3.8 Grâce à l'introduction selon l'invention de la chaîne cinématique excentrée entre le pignon de moyenne et la cage rotative, le différentiel entre les vitesses de rotation de la cage de carrousel et de la roue de fausse seconde entraînant l'échappement peut être choisi égal à 1 tour/minute. Il devient alors également possible d'utiliser un balancier et un échappement standard fonctionnant à la même fréquence que dans un mouvement horloger classique (voir dernier paragraphe de la page 6 de la description telle que déposée).

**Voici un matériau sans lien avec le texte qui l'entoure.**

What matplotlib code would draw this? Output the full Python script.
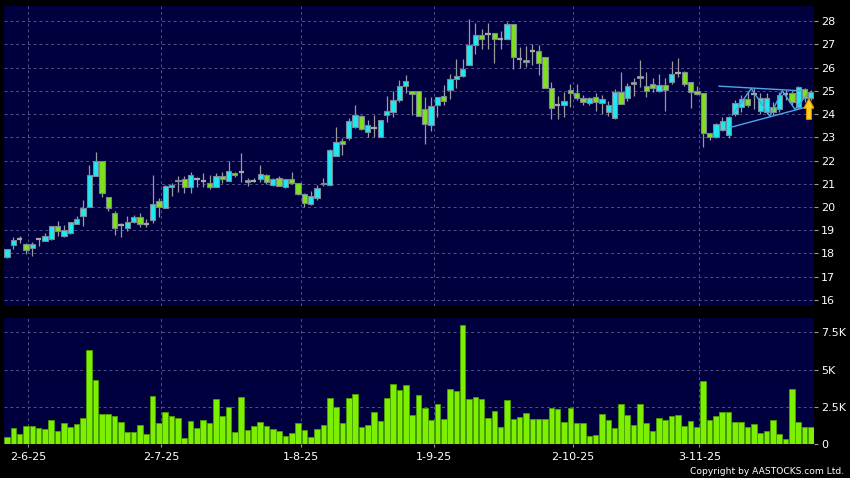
import matplotlib
matplotlib.use('Agg')
import matplotlib.pyplot as plt
import numpy as np
import pandas as pd
from matplotlib.patches import FancyArrow

# ---------------- data ----------------
holidays = ['2025-07-01', '2025-10-01', '2025-10-07', '2025-10-29']
dates = pd.bdate_range('2025-05-28', '2025-11-27')
dates = dates[~dates.isin(pd.to_datetime(holidays))]

opens = [17.86,18.35,18.61,18.42,18.22,18.61,18.55,18.61,19.20,18.77,
 18.87,19.28,19.63,19.99,21.34,22.00,20.42,19.73,19.23,19.11,
 19.34,19.59,19.27,19.43,20.26,19.95,20.84,21.10,21.20,20.88,
 21.20,21.10,21.02,20.84,21.35,21.10,21.46,21.50,21.07,21.13,
 21.19,21.37,20.93,21.23,20.84,21.20,21.03,20.56,20.13,20.38,
 20.99,20.93,22.18,22.82,22.97,23.44,23.90,23.22,23.40,23.00,
 23.97,24.09,24.62,25.21,25.00,24.98,24.23,23.51,24.37,24.76,
 25.02,25.53,25.63,26.11,26.97,27.40,27.45,27.47,27.25,27.25,
 27.87,26.35,26.32,26.72,26.72,26.44,25.10,24.41,24.38,25.03,
 24.90,24.67,24.47,24.75,24.47,24.09,23.84,24.94,24.68,25.29,
 25.55,25.22,25.29,25.01,25.26,25.36,25.76,25.79,25.36,25.01,
 24.89,23.17,23.03,23.31,23.10,24.00,24.31,24.63,24.85,24.13,
 24.10,24.29,24.20,24.85,24.92,24.29,25.06,24.68]

closes = [18.18,18.58,18.61,18.14,18.39,18.61,18.77,19.20,18.98,19.01,
 19.34,19.47,19.97,21.37,22.00,20.59,19.95,19.11,19.23,19.34,
 19.59,19.26,19.27,20.12,20.02,20.92,20.93,21.18,20.84,21.38,
 21.20,21.10,20.84,21.35,21.20,21.57,21.37,21.50,21.16,21.13,
 21.42,21.07,21.20,20.92,21.20,21.03,20.56,20.17,20.46,20.81,
 21.03,22.46,22.78,22.71,23.68,23.97,23.37,23.51,23.40,23.76,
 24.12,24.62,25.19,25.41,24.87,23.90,23.58,24.33,24.73,24.56,
 25.53,25.63,25.93,26.97,27.40,27.25,27.45,27.25,27.25,27.87,
 26.44,26.35,26.25,26.72,26.18,25.14,24.28,24.41,24.56,24.90,
 24.68,24.50,24.70,24.51,24.65,24.37,24.94,24.44,25.22,25.39,
 25.65,25.01,25.12,25.26,25.04,25.74,25.76,25.29,24.94,24.87,
 23.17,23.00,23.57,23.71,23.89,24.46,24.63,24.39,24.85,24.68,
 24.67,24.10,24.82,24.85,24.53,25.15,24.68,24.96]

highs = [18.20,18.70,18.77,18.45,18.51,18.62,18.87,19.20,19.40,19.23,
 19.36,19.61,20.30,21.81,22.36,22.00,20.42,19.83,19.30,19.61,
 19.67,19.74,19.49,21.38,20.38,20.95,21.02,21.34,21.34,21.50,
 21.27,21.45,21.38,21.45,21.50,21.98,21.50,22.32,21.25,21.25,
 21.82,21.43,21.25,21.33,21.20,21.50,21.05,20.60,20.67,20.93,
 21.25,22.50,23.43,22.97,23.83,24.37,23.95,23.73,23.97,23.76,
 24.76,24.99,25.45,25.67,25.00,24.98,24.73,24.73,24.73,25.24,
 25.74,26.36,26.36,28.11,27.90,27.68,27.93,27.47,27.58,27.97,
 27.87,26.90,26.92,27.00,26.97,26.44,25.39,24.77,24.96,25.29,
 25.29,24.80,24.75,24.89,24.80,24.58,25.08,25.82,25.32,25.55,
 26.31,25.82,25.55,25.72,25.55,26.28,26.42,25.85,25.40,25.20,
 24.89,23.17,23.62,23.88,23.91,24.60,24.80,25.00,25.10,24.90,
 24.90,24.50,24.95,25.05,25.00,25.20,25.10,25.05]

lows = [17.82,18.18,18.44,17.96,17.90,18.32,18.52,18.60,18.77,18.72,
 18.85,19.28,19.20,19.99,21.34,20.42,19.84,18.80,18.72,18.98,
 19.30,19.13,19.13,19.30,19.59,19.95,20.49,20.64,20.59,20.59,
 20.84,20.84,20.76,20.84,21.05,21.10,21.30,21.07,20.89,21.07,
 21.07,20.99,20.90,20.90,20.82,21.00,20.50,20.00,20.10,20.30,
 20.90,20.93,22.18,22.25,22.90,23.40,23.30,23.00,23.00,23.00,
 23.65,23.87,24.50,24.92,23.94,23.90,22.72,23.25,23.87,24.37,
 24.63,25.14,25.60,26.11,26.60,26.82,26.78,26.18,26.78,27.25,
 25.92,26.00,26.03,26.10,25.68,25.14,23.77,23.77,23.88,24.30,
 24.60,24.37,24.37,24.13,24.01,23.90,23.79,24.44,24.58,24.77,
 25.15,24.72,24.94,24.94,24.13,25.30,25.60,25.20,24.27,24.80,
 22.60,22.89,22.97,23.25,22.95,23.90,24.10,24.30,24.20,24.00,
 24.00,23.95,24.10,24.60,24.40,24.20,24.50,24.60]

volumes_k = [0.50,1.06,0.70,1.24,1.24,1.06,0.99,1.60,0.86,1.44,
 1.15,1.35,1.73,6.31,4.30,2.03,2.00,1.91,1.49,0.79,
 0.79,1.26,0.65,3.22,1.44,2.12,1.89,1.78,0.43,1.55,
 1.08,1.58,1.42,3.00,1.91,2.48,0.79,3.18,0.95,1.24,
 1.46,1.19,1.01,0.86,0.52,0.77,1.42,0.97,0.45,1.01,
 1.26,3.11,2.52,1.40,3.11,3.38,1.17,1.31,2.18,1.55,
 3.09,4.03,3.63,3.94,1.98,3.31,2.43,1.64,2.70,1.69,
 3.72,3.58,8.00,3.04,3.13,3.02,1.73,2.25,1.17,2.93,
 1.69,1.80,2.09,1.69,1.69,1.69,2.41,2.36,1.46,2.45,
 1.40,1.44,0.56,0.61,2.03,1.58,1.06,2.66,1.98,1.31,
 2.70,1.44,0.90,1.73,1.60,1.87,1.96,1.24,1.55,1.17,
 4.23,1.62,1.91,2.12,2.12,1.51,1.51,1.13,1.35,0.77,
 0.86,1.64,0.65,0.34,3.67,1.51,1.15,1.15]

# triangle / zigzag annotation (candle index, price)
tri_upper_x = [112.5, 125.5]
tri_upper_y = [25.20, 25.00]
tri_lower_x = [114.2, 126.3]
tri_lower_y = [23.42, 24.30]
zig_x = [114.6, 117.6, 120.5, 122.5, 124.5, 126.3]
zig_y = [23.96, 25.10, 23.91, 25.00, 24.20, 24.80]
arrow_x = 126.7
arrow_y = [23.77, 24.67]

price_ticks = list(range(16, 29))
vol_ticks = [0, 2.5, 5, 7.5]
vol_labels = ['0', '2.5K', '5K', '7.5K']

# ---------------- style ----------------
BG = '#00003e'
UP = '#1de9f2'
DN = '#7fe01e'
EDGE = '#7d8896'
WICK = '#9a9a9a'
GRID = '#50508a'
FIG_W, FIG_H = 850, 478

opens = np.array(opens); closes = np.array(closes)
highs = np.array(highs); lows = np.array(lows)
x = np.arange(len(opens))

# first trading day of each month (from June)
month_first = []
tick_labels = []
for k, d in enumerate(dates):
    if k > 0 and d.month != dates[k - 1].month:
        month_first.append(k)
        tick_labels.append(f"{d.day}-{d.month}-{d.strftime('%y')}")
tick_pos = np.array(month_first) + 0.4

fig = plt.figure(figsize=(FIG_W / 100, FIG_H / 100), dpi=100, facecolor='black')
ax1 = fig.add_axes([4 / FIG_W, 1 - 306 / FIG_H, 810 / FIG_W, 300 / FIG_H])
ax2 = fig.add_axes([4 / FIG_W, 1 - 444 / FIG_H, 810 / FIG_W, 126 / FIG_H])

xlim = (-0.47, 127.5)
for ax in (ax1, ax2):
    ax.set_facecolor(BG)
    for s in ax.spines.values():
        s.set_visible(False)
    ax.set_xlim(*xlim)
    ax.set_xticks(tick_pos)
    ax.grid(True, color=GRID, linestyle=(0, (3, 3)), linewidth=0.7)
    ax.set_axisbelow(True)
    ax.yaxis.tick_right()
    ax.tick_params(axis='y', colors='#9a9a9a', labelcolor='white', length=3,
                   width=0.8, pad=2, labelsize=8)

# price panel
ax1.set_ylim(15.74, 28.65)
ax1.set_yticks(price_ticks)
ax1.set_yticklabels([str(t) for t in price_ticks])
ax1.tick_params(axis='x', length=0, labelbottom=False)

up = closes > opens
dn = closes < opens
dj = closes == opens
ax1.vlines(x, lows, highs, color=WICK, linewidth=0.9, zorder=2)
bw = 0.84
ax1.bar(x[up], (closes - opens)[up], bottom=opens[up], width=bw, color=UP,
        edgecolor=EDGE, linewidth=0.8, zorder=3)
ax1.bar(x[dn], (opens - closes)[dn], bottom=closes[dn], width=bw, color=DN,
        edgecolor=EDGE, linewidth=0.8, zorder=3)
ax1.hlines(opens[dj], x[dj] - bw / 2, x[dj] + bw / 2, color='#a8a8a8',
           linewidth=1.6, zorder=3)

# trend annotations
LINE = '#4ea6e6'
ax1.plot(tri_upper_x, tri_upper_y, color=LINE, linewidth=1.0, zorder=4)
ax1.plot(tri_lower_x, tri_lower_y, color=LINE, linewidth=1.0, zorder=4)
ax1.plot(zig_x, zig_y, color=LINE, linewidth=1.0, zorder=4)
arr = FancyArrow(arrow_x, arrow_y[0], 0, arrow_y[1] - arrow_y[0], width=0.78,
                 head_width=1.6, head_length=0.42, length_includes_head=True,
                 facecolor='#ffd21e', edgecolor='#e08a00', linewidth=0.8, zorder=5)
ax1.add_patch(arr)

# volume panel
ax2.set_ylim(0, 8.47)
ax2.set_yticks(vol_ticks)
ax2.set_yticklabels(vol_labels)
ax2.bar(x, volumes_k, width=0.88, color='#7cf000', edgecolor='#4aa000',
        linewidth=0.6, zorder=3)
ax2.set_xticklabels(tick_labels)
ax2.tick_params(axis='x', colors='#9a9a9a', labelcolor='white', length=2.5,
                width=0.8, pad=3, labelsize=8)

fig.text(844 / FIG_W, 1 - 471.5 / FIG_H, 'Copyright by AASTOCKS.com Ltd.',
         color='white', fontsize=6.6, ha='right', va='center')

fig.savefig('out.png', dpi=100, facecolor='black')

3.9 Au vu des avantages susmentionnés, la chambre conclut que le choix de cette chaîne cinématique, et par conséquent l'invention qui fait l'objet de la revendication 1, ne découlent pas à l'évidence de l'état de la technique tel que décrit dans D1 ou D4. L'invention telle que revendiquée implique donc une activité inventive au sens de l'article 56 CBE, et il peut être fait droit au recours de la demanderesse.

Dispositif

Par ces motifs, il est statué comme suit

1. La décision attaquée est annulée.

2. L'affaire est renvoyée à l'instance du premier degré afin de délivrer un brevet dans la version suivante:

- description, pages 1 à 8 produites avec la lettre du 8 septembre 2017;

- revendications 1 à 7 produites avec la lettre du 27 juillet 2017;

- figures 1 à 7 telles que déposées originalement.